Quest for Performance: The Evolution of Modern Aircraft
Chapter 13: Jet Transports
[407] The development and design features of jet transport aircraft from the pioneering DeHavilland Comet of 1949 to the wide-body jets of today are briefly described in this chapter. The particular aircraft discussed were selected because of their significance in the evolution of the modern jet transport, or because they are representative of an important configuration type, or because they are particularly successful. No attempt is made to describe all the jet transport aircraft developed since the end of World War II.
Successful jet transports tend to have long operational careers and are usually produced in many versions. Engine changes and improvements, changes in wing area and high-lift systems, aerodynamic and structural refinements, and modernization of onboard systems may take place during the production life of a successful aircraft type. "Stretching" is another modification technique frequently employed. In this case, the fuselage is lengthened by the addition of "barrel sections" so that the passenger capacity of the aircraft is accordingly increased. A description of the sometimes numerous versions of a particular aircraft is beyond the scope of the present discussion. A representative version of a particular aircraft will be described here; information on the different versions may be obtained from the references contained at the end of this book.
The aircraft discussed are listed in table VII (appendix A), together with some of their important physical and performance characteristics.

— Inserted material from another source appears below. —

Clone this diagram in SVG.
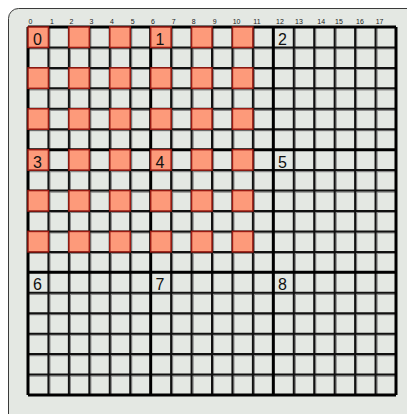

Although the terms used in table VII are defined in the list of symbols given in appendix B, clarifying remarks about several of these quantities are in order. The range-payload diagram is so fundamental to the understanding of transport aircraft performance that a brief description is provided at this point. A hypothetical range-payload diagram is given in figure 13.1 in which the range is plotted on the abscissa; [408] and the payload, on the ordinate. Point B corresponds to maximum aircraft gross weight and maximum payload weight with all available seats and cargo space filled but with fuel tanks only partially filled. The gross weight of the aircraft remains the same along the line segment BC, but fuel weight is exchanged for payload weight; that is, payload is off-loaded and the fuel tanks are completely full at point C. Along the line segment D, increases in range are achieved by further reductions in payload although no additional fuel can be carried, and the gross weight is lower than the maximum value. The gross weight of the aircraft along line segment A is less than the maximum value, except at point B, and the fuel load is reduced as the range is reduced. No...

graph contrasting payload weight with range of flight
Figure 13. 1 - Hypothetical range-payload diagram.

[409]...increase in payload is shown along line segment A because all payload space is filled. The range at maximum payload, point B, and the range and payload for full tanks, point C, are the two combinations of range and payload given in table VII. The range values given in the table are based on utilization of all fuel onboard the aircraft; thus no allowance is made for necessary reserve fuel to cover such contingencies as diversion to an alternate airport, a missed approach, or holding in the vicinity of an airport. All passenger-carrying airline flights are required to carry a specified amount of reserve fuel. One set of guidelines for determining the necessary amount of reserve fuel is briefly discussed in appendix G. Two cruising speeds are given in table VII. The maximum cruising speed is given by the symbol Vce; the cost-economical cruising speed is denoted by Vce, and is the speed for minimum cost per mile. The landing and takeoff field lengths given in the table are called FAR (Federal Air Regulations) field lengths and contain certain built-in safety margins. A simplified description of these field lengths is given in appendix H. Values of the zero-lift drag coefficient and maximum lift-drag ratio are not given for the aircraft listed in table VII. Such data are not generally available in the open literature because of the highly competitive nature of the modern jet-transport business. Values of these quantities (estimated by the author according to the methods given in reference 176) are quoted in the text for several of the aircraft described, but these values should not be interpreted as necessarily being consistent with company estimates.